* start Material *
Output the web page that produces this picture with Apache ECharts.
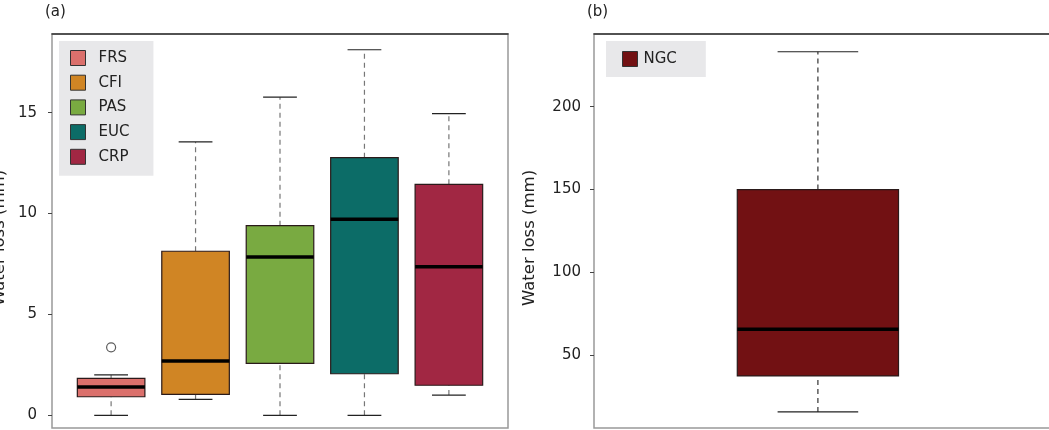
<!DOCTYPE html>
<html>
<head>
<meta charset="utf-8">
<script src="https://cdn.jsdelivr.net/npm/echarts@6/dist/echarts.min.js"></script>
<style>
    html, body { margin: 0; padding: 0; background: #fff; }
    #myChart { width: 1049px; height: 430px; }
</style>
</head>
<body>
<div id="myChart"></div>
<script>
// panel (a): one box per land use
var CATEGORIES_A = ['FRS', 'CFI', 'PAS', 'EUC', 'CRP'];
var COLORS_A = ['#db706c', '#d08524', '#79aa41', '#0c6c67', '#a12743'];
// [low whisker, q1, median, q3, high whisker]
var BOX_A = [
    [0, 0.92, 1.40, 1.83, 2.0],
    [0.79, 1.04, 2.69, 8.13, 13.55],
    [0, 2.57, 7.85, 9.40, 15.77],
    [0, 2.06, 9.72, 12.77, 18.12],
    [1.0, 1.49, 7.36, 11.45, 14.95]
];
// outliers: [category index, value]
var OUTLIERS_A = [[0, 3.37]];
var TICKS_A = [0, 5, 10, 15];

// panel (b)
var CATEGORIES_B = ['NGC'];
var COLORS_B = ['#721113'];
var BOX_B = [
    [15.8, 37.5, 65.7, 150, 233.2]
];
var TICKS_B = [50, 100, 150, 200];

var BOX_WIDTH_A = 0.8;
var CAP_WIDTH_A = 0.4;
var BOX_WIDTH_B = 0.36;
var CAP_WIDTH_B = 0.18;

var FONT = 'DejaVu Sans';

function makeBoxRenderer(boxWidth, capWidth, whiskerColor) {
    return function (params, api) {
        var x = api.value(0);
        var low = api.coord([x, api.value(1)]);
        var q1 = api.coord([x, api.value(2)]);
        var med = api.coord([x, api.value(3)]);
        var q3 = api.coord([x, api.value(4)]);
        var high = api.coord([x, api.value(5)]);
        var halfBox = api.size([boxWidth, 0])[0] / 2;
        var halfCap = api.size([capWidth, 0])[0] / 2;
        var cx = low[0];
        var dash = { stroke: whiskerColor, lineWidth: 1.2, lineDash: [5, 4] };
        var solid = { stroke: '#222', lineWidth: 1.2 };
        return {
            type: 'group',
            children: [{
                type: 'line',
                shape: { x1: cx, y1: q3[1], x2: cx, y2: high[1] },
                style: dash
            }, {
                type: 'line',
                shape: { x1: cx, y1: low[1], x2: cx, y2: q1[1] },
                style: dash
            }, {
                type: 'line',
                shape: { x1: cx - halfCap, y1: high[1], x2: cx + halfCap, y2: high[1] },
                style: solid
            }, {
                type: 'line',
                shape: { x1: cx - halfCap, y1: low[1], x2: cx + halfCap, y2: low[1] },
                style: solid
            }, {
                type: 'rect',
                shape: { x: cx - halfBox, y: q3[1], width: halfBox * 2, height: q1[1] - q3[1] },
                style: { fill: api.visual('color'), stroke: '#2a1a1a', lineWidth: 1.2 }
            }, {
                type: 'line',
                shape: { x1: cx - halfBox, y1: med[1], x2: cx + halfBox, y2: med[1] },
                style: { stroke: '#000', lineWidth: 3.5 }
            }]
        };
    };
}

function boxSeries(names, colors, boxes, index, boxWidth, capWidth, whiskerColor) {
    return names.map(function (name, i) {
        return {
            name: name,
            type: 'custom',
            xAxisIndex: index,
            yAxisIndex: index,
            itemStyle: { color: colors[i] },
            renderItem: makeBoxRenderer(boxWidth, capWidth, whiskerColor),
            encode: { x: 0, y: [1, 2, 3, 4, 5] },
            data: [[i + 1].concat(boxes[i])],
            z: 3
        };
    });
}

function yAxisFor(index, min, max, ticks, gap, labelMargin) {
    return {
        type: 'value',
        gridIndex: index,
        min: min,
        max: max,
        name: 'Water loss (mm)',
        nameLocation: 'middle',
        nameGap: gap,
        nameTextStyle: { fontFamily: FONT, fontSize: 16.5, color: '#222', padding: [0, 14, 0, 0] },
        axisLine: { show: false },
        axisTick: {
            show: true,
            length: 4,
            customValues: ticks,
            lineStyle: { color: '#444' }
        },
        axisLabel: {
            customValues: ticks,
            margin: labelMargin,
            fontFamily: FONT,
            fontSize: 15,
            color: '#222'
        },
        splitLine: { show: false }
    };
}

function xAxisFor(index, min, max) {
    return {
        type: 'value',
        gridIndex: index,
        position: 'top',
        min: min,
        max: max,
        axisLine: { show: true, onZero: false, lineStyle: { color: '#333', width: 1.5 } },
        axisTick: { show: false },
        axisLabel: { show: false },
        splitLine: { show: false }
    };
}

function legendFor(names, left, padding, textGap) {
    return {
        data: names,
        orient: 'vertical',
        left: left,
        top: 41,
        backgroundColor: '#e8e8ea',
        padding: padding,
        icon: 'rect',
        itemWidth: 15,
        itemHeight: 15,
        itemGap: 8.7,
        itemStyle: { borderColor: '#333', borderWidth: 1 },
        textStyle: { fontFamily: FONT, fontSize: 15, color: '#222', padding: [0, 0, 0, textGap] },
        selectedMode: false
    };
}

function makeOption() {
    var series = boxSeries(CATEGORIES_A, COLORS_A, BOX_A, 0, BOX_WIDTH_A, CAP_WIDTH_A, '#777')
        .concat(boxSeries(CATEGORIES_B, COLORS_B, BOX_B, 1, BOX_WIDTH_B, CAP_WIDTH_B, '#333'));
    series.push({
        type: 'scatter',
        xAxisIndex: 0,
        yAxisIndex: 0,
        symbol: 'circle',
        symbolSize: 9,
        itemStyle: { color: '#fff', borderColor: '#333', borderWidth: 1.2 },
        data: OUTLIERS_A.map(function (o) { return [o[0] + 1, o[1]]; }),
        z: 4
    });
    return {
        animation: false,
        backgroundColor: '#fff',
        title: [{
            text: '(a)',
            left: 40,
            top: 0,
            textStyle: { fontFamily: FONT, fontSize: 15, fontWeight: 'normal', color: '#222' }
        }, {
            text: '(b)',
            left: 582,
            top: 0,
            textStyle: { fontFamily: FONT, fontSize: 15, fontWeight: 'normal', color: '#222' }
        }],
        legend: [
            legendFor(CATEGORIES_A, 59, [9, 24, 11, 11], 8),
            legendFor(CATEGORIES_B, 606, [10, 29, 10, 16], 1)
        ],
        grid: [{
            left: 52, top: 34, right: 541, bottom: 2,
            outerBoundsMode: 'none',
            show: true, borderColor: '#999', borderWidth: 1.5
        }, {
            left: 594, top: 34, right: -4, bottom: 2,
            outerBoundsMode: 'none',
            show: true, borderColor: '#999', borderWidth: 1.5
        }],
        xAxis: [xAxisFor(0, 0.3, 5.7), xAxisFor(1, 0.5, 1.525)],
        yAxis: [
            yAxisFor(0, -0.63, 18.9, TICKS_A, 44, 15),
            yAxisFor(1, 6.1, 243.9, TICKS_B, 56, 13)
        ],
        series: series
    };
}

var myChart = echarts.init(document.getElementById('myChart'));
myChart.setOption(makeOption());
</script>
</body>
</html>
* end Material *
**The problem:**
Except for the pictures, reproduce every line exactly.

**Task response:**
Output the web page that produces this picture with Apache ECharts.
<!DOCTYPE html>
<html>
<head>
<meta charset="utf-8">
<script src="https://cdn.jsdelivr.net/npm/echarts@6/dist/echarts.min.js"></script>
<style>
    html, body { margin: 0; padding: 0; background: #fff; }
    #myChart { width: 1049px; height: 430px; }
</style>
</head>
<body>
<div id="myChart"></div>
<script>
// panel (a): one box per land use
var CATEGORIES_A = ['FRS', 'CFI', 'PAS', 'EUC', 'CRP'];
var COLORS_A = ['#db706c', '#d08524', '#79aa41', '#0c6c67', '#a12743'];
// [low whisker, q1, median, q3, high whisker]
var BOX_A = [
    [0, 0.92, 1.40, 1.83, 2.0],
    [0.79, 1.04, 2.69, 8.13, 13.55],
    [0, 2.57, 7.85, 9.40, 15.77],
    [0, 2.06, 9.72, 12.77, 18.12],
    [1.0, 1.49, 7.36, 11.45, 14.95]
];
// outliers: [category index, value]
var OUTLIERS_A = [[0, 3.37]];
var TICKS_A = [0, 5, 10, 15];

// panel (b)
var CATEGORIES_B = ['NGC'];
var COLORS_B = ['#721113'];
var BOX_B = [
    [15.8, 37.5, 65.7, 150, 233.2]
];
var TICKS_B = [50, 100, 150, 200];

var BOX_WIDTH_A = 0.8;
var CAP_WIDTH_A = 0.4;
var BOX_WIDTH_B = 0.36;
var CAP_WIDTH_B = 0.18;

var FONT = 'DejaVu Sans';

function makeBoxRenderer(boxWidth, capWidth, whiskerColor) {
    return function (params, api) {
        var x = api.value(0);
        var low = api.coord([x, api.value(1)]);
        var q1 = api.coord([x, api.value(2)]);
        var med = api.coord([x, api.value(3)]);
        var q3 = api.coord([x, api.value(4)]);
        var high = api.coord([x, api.value(5)]);
        var halfBox = api.size([boxWidth, 0])[0] / 2;
        var halfCap = api.size([capWidth, 0])[0] / 2;
        var cx = low[0];
        var dash = { stroke: whiskerColor, lineWidth: 1.2, lineDash: [5, 4] };
        var solid = { stroke: '#222', lineWidth: 1.2 };
        return {
            type: 'group',
            children: [{
                type: 'line',
                shape: { x1: cx, y1: q3[1], x2: cx, y2: high[1] },
                style: dash
            }, {
                type: 'line',
                shape: { x1: cx, y1: low[1], x2: cx, y2: q1[1] },
                style: dash
            }, {
                type: 'line',
                shape: { x1: cx - halfCap, y1: high[1], x2: cx + halfCap, y2: high[1] },
                style: solid
            }, {
                type: 'line',
                shape: { x1: cx - halfCap, y1: low[1], x2: cx + halfCap, y2: low[1] },
                style: solid
            }, {
                type: 'rect',
                shape: { x: cx - halfBox, y: q3[1], width: halfBox * 2, height: q1[1] - q3[1] },
                style: { fill: api.visual('color'), stroke: '#2a1a1a', lineWidth: 1.2 }
            }, {
                type: 'line',
                shape: { x1: cx - halfBox, y1: med[1], x2: cx + halfBox, y2: med[1] },
                style: { stroke: '#000', lineWidth: 3.5 }
            }]
        };
    };
}

function boxSeries(names, colors, boxes, index, boxWidth, capWidth, whiskerColor) {
    return names.map(function (name, i) {
        return {
            name: name,
            type: 'custom',
            xAxisIndex: index,
            yAxisIndex: index,
            itemStyle: { color: colors[i] },
            renderItem: makeBoxRenderer(boxWidth, capWidth, whiskerColor),
            encode: { x: 0, y: [1, 2, 3, 4, 5] },
            data: [[i + 1].concat(boxes[i])],
            z: 3
        };
    });
}

function yAxisFor(index, min, max, ticks, gap, labelMargin) {
    return {
        type: 'value',
        gridIndex: index,
        min: min,
        max: max,
        name: 'Water loss (mm)',
        nameLocation: 'middle',
        nameGap: gap,
        nameTextStyle: { fontFamily: FONT, fontSize: 16.5, color: '#222', padding: [0, 14, 0, 0] },
        axisLine: { show: false },
        axisTick: {
            show: true,
            length: 4,
            customValues: ticks,
            lineStyle: { color: '#444' }
        },
        axisLabel: {
            customValues: ticks,
            margin: labelMargin,
            fontFamily: FONT,
            fontSize: 15,
            color: '#222'
        },
        splitLine: { show: false }
    };
}

function xAxisFor(index, min, max) {
    return {
        type: 'value',
        gridIndex: index,
        position: 'top',
        min: min,
        max: max,
        axisLine: { show: true, onZero: false, lineStyle: { color: '#333', width: 1.5 } },
        axisTick: { show: false },
        axisLabel: { show: false },
        splitLine: { show: false }
    };
}

function legendFor(names, left, padding, textGap) {
    return {
        data: names,
        orient: 'vertical',
        left: left,
        top: 41,
        backgroundColor: '#e8e8ea',
        padding: padding,
        icon: 'rect',
        itemWidth: 15,
        itemHeight: 15,
        itemGap: 8.7,
        itemStyle: { borderColor: '#333', borderWidth: 1 },
        textStyle: { fontFamily: FONT, fontSize: 15, color: '#222', padding: [0, 0, 0, textGap] },
        selectedMode: false
    };
}

function makeOption() {
    var series = boxSeries(CATEGORIES_A, COLORS_A, BOX_A, 0, BOX_WIDTH_A, CAP_WIDTH_A, '#777')
        .concat(boxSeries(CATEGORIES_B, COLORS_B, BOX_B, 1, BOX_WIDTH_B, CAP_WIDTH_B, '#333'));
    series.push({
        type: 'scatter',
        xAxisIndex: 0,
        yAxisIndex: 0,
        symbol: 'circle',
        symbolSize: 9,
        itemStyle: { color: '#fff', borderColor: '#333', borderWidth: 1.2 },
        data: OUTLIERS_A.map(function (o) { return [o[0] + 1, o[1]]; }),
        z: 4
    });
    return {
        animation: false,
        backgroundColor: '#fff',
        title: [{
            text: '(a)',
            left: 40,
            top: 0,
            textStyle: { fontFamily: FONT, fontSize: 15, fontWeight: 'normal', color: '#222' }
        }, {
            text: '(b)',
            left: 582,
            top: 0,
            textStyle: { fontFamily: FONT, fontSize: 15, fontWeight: 'normal', color: '#222' }
        }],
        legend: [
            legendFor(CATEGORIES_A, 59, [9, 24, 11, 11], 8),
            legendFor(CATEGORIES_B, 606, [10, 29, 10, 16], 1)
        ],
        grid: [{
            left: 52, top: 34, right: 541, bottom: 2,
            outerBoundsMode: 'none',
            show: true, borderColor: '#999', borderWidth: 1.5
        }, {
            left: 594, top: 34, right: -4, bottom: 2,
            outerBoundsMode: 'none',
            show: true, borderColor: '#999', borderWidth: 1.5
        }],
        xAxis: [xAxisFor(0, 0.3, 5.7), xAxisFor(1, 0.5, 1.525)],
        yAxis: [
            yAxisFor(0, -0.63, 18.9, TICKS_A, 44, 15),
            yAxisFor(1, 6.1, 243.9, TICKS_B, 56, 13)
        ],
        series: series
    };
}

var myChart = echarts.init(document.getElementById('myChart'));
myChart.setOption(makeOption());
</script>
</body>
</html>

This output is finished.